*Your objective*. Begin at the top of the records below and return each line exactly through the line with "size: sz ||". Skip pictures.
## Start Provided records
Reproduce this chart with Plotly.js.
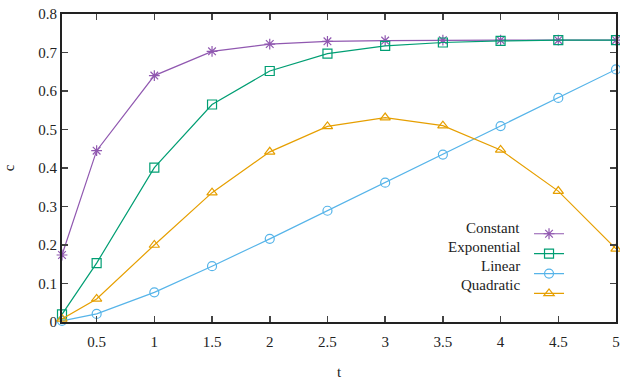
<!DOCTYPE html>
<html><head><meta charset="utf-8">
<script src="https://cdn.plot.ly/plotly-3.0.1.min.js"></script>
<style>html,body{margin:0;padding:0;background:#fff;}#chart{width:620px;height:380px;}</style>
</head><body><div id="chart"></div>
<script>
const t = [0.2, 0.5, 1, 1.5, 2, 2.5, 3, 3.5, 4, 4.5, 5];
const constant = [0.174, 0.445, 0.640, 0.703, 0.722, 0.729, 0.731, 0.732, 0.732, 0.732, 0.732];
const exponential = [0.020, 0.153, 0.401, 0.565, 0.652, 0.697, 0.717, 0.726, 0.730, 0.732, 0.732];
const linear = [0.003, 0.021, 0.077, 0.145, 0.216, 0.289, 0.362, 0.435, 0.509, 0.582, 0.656];
const quadratic = [0.008, 0.060, 0.200, 0.336, 0.442, 0.508, 0.531, 0.510, 0.447, 0.340, 0.190];
const names = ["Constant", "Exponential", "Linear", "Quadratic"];
const series = [constant, exponential, linear, quadratic];
const colors = ["#9058b0", "#009e73", "#56b4e9", "#e69f00"];
const symbols = ["asterisk-open", "square-open", "circle-open", "triangle-up-open"];
const xTicks = [0.5, 1, 1.5, 2, 2.5, 3, 3.5, 4, 4.5, 5];
const yTicks = [0, 0.1, 0.2, 0.3, 0.4, 0.5, 0.6, 0.7, 0.8];

function mkFont(sz) { return {family: "Liberation Serif", size: sz || 15, color: "#222222"}; }

const traces = series.map((s, i) => ({
  x: t, y: s, name: " ", type: "scatter", mode: "lines+markers",
  line: {color: colors[i], width: 1.2},
  marker: {symbol: symbols[i], size: 9, color: colors[i], line: {color: colors[i], width: 1.2}},
  cliponaxis: false
}));

// legend labels: right-aligned text to the left of the legend samples (gnuplot style)
const legX = 0.831, legY0 = 0.305, legStep = 0.0615;
const annotations = names.map((n, i) => ({
  text: n, xref: "paper", yref: "paper", x: legX, y: legY0 - i * legStep,
  xanchor: "right", yanchor: "middle", showarrow: false, font: mkFont(15)
}));

function axisBase() {
  return {
    showgrid: false, zeroline: false, showline: true, linecolor: "#222222", linewidth: 2,
    mirror: "allticks", ticks: "inside", ticklen: 6, tickcolor: "#444444", tickwidth: 1.5,
    tickfont: mkFont(15)
  };
}

const xaxis = axisBase();
xaxis.range = [0.2, 5];
xaxis.tickvals = xTicks;
xaxis.ticktext = xTicks.map(String);
xaxis.ticklabelstandoff = 5;
xaxis.title = {text: "t", font: mkFont(15), standoff: 20};

const yaxis = axisBase();
yaxis.range = [0, 0.8];
yaxis.tickvals = yTicks;
yaxis.ticktext = yTicks.map(String);
yaxis.title = {text: "c", font: mkFont(15), standoff: 20};

const layout = {
  width: 620, height: 380,
  margin: {l: 62, r: 4, t: 14, b: 58},
  paper_bgcolor: "#ffffff", plot_bgcolor: "#ffffff",
  font: mkFont(15),
  showlegend: true,
  legend: {x: 0.843, y: 0.335, xanchor: "left", yanchor: "top", bgcolor: "rgba(0,0,0,0)",
           font: mkFont(13), tracegroupgap: 0, itemwidth: 30},
  xaxis: xaxis,
  yaxis: yaxis,
  annotations: annotations
};
Plotly.newPlot("chart", traces, layout, {displayModeBar: false, staticPlot: true});
</script></body></html>
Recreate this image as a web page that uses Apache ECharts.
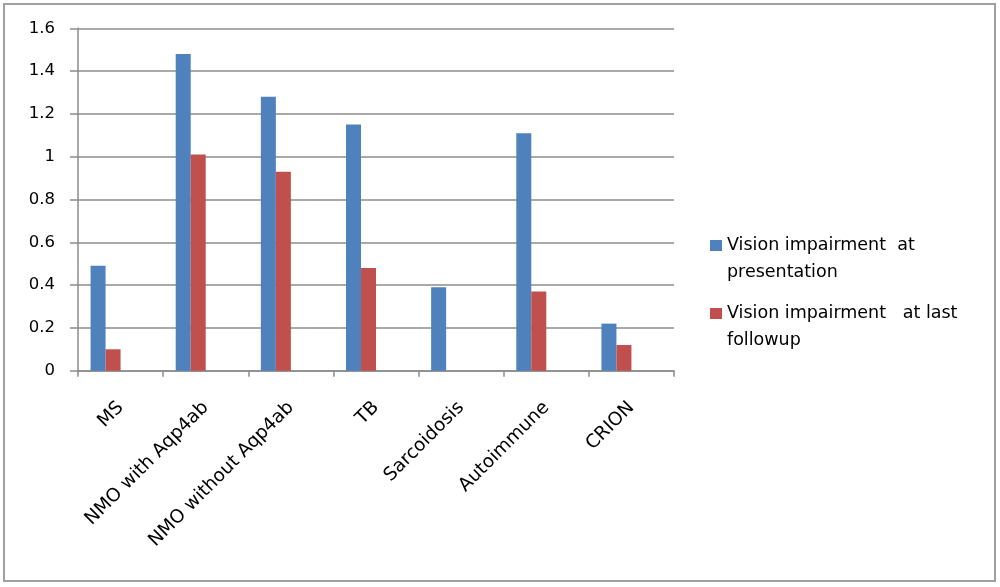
<!DOCTYPE html>
<html lang="en">

<head>
  <meta charset="UTF-8">
  <title>Vision impairment</title>
  <script src="https://cdn.jsdelivr.net/npm/echarts@6.0.0/dist/echarts.min.js"></script>
  <style>
    html,
    body {
      height: 100%;
      margin: 0;
      padding: 0;
      background-color: #ffffff;
    }

    #chart {
      width: 1000px;
      height: 587px;
    }
  </style>
</head>

<body>
  <div id="chart"></div>
  <script>
    const categories = ['MS', 'NMO with Aqp4ab', 'NMO without Aqp4ab', 'TB', 'Sarcoidosis', 'Autoimmune', 'CRION'];
    const atPresentation = [0.49, 1.48, 1.28, 1.15, 0.39, 1.11, 0.22];
    const atLastFollowup = [0.10, 1.01, 0.93, 0.48, 0, 0.37, 0.12];
    const seriesNames = ['Vision impairment  at presentation', 'Vision impairment   at last followup'];
    const legendLines = {
      'Vision impairment  at presentation': 'Vision impairment  at\npresentation',
      'Vision impairment   at last followup': 'Vision impairment   at last\nfollowup'
    };

    // square sits at the first text line, the tiny dots only stretch the box
    const legendIcon = 'path://M0,8h12v11h-12z M0,0h0.01v0.01h-0.01z M0,54h0.01v0.01h-0.01z';

    const chart = echarts.init(document.getElementById('chart'));
    const option = {
      animation: false,
      grid: {
        left: 78,
        right: 326,
        top: 28.3,
        bottom: 216.3,
        containLabel: false
      },
      legend: {
        orient: 'vertical',
        left: 710,
        top: 232,
        padding: 0,
        itemWidth: 12,
        itemHeight: 54,
        itemGap: 14,
        icon: legendIcon,
        itemStyle: { borderWidth: 0 },
        data: seriesNames,
        formatter: name => legendLines[name],
        textStyle: {
          fontFamily: 'DejaVu Sans',
          fontSize: 17.5,
          lineHeight: 27,
          color: '#000000'
        }
      },
      xAxis: {
        type: 'category',
        data: categories,
        axisLine: { lineStyle: { color: '#8c8c8c', width: 1.5 } },
        axisTick: { show: true, length: 6, lineStyle: { color: '#8c8c8c', width: 1.5 } },
        axisLabel: {
          rotate: 45,
          margin: 34,
          interval: 0,
          fontFamily: 'DejaVu Sans',
          fontSize: 18.5,
          color: '#000000'
        }
      },
      yAxis: {
        type: 'value',
        min: 0,
        max: 1.6,
        interval: 0.2,
        axisLine: { show: true, lineStyle: { color: '#8c8c8c', width: 1.5 } },
        axisTick: { show: true, inside: false, length: 8, lineStyle: { color: '#8c8c8c', width: 1.5 } },
        axisLabel: {
          margin: 23,
          fontFamily: 'DejaVu Sans',
          fontSize: 16.5,
          color: '#000000',
          formatter: v => String(Math.round(v * 10) / 10)
        },
        splitLine: { lineStyle: { color: '#8c8c8c', width: 1.5 } }
      },
      series: [
        {
          name: seriesNames[0],
          type: 'bar',
          data: atPresentation,
          barWidth: 15,
          barGap: '0%',
          itemStyle: { color: '#4f81bd' }
        },
        {
          name: seriesNames[1],
          type: 'bar',
          data: atLastFollowup,
          barWidth: 15,
          barGap: '0%',
          itemStyle: { color: '#c0504d' }
        },
        // two empty series from the source sheet keep the bar pair off-centre
        { name: 'empty1', type: 'bar', data: [], barWidth: 15, barGap: '0%' },
        { name: 'empty2', type: 'bar', data: [], barWidth: 15, barGap: '0%' }
      ],
      graphic: [{
        type: 'rect',
        shape: { x: 4, y: 4, width: 991, height: 577 },
        style: { fill: 'none', stroke: '#a0a0a0', lineWidth: 2 },
        silent: true
      }]
    };
    chart.setOption(option);
  </script>
</body>

</html>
## End Provided records
*Output of the exercise*.
Reproduce this chart with Plotly.js.
<!DOCTYPE html>
<html><head><meta charset="utf-8">
<script src="https://cdn.plot.ly/plotly-3.0.1.min.js"></script>
<style>html,body{margin:0;padding:0;background:#fff;}#chart{width:620px;height:380px;}</style>
</head><body><div id="chart"></div>
<script>
const t = [0.2, 0.5, 1, 1.5, 2, 2.5, 3, 3.5, 4, 4.5, 5];
const constant = [0.174, 0.445, 0.640, 0.703, 0.722, 0.729, 0.731, 0.732, 0.732, 0.732, 0.732];
const exponential = [0.020, 0.153, 0.401, 0.565, 0.652, 0.697, 0.717, 0.726, 0.730, 0.732, 0.732];
const linear = [0.003, 0.021, 0.077, 0.145, 0.216, 0.289, 0.362, 0.435, 0.509, 0.582, 0.656];
const quadratic = [0.008, 0.060, 0.200, 0.336, 0.442, 0.508, 0.531, 0.510, 0.447, 0.340, 0.190];
const names = ["Constant", "Exponential", "Linear", "Quadratic"];
const series = [constant, exponential, linear, quadratic];
const colors = ["#9058b0", "#009e73", "#56b4e9", "#e69f00"];
const symbols = ["asterisk-open", "square-open", "circle-open", "triangle-up-open"];
const xTicks = [0.5, 1, 1.5, 2, 2.5, 3, 3.5, 4, 4.5, 5];
const yTicks = [0, 0.1, 0.2, 0.3, 0.4, 0.5, 0.6, 0.7, 0.8];

function mkFont(sz) { return {family: "Liberation Serif", size: sz || 15, color: "#222222"}; }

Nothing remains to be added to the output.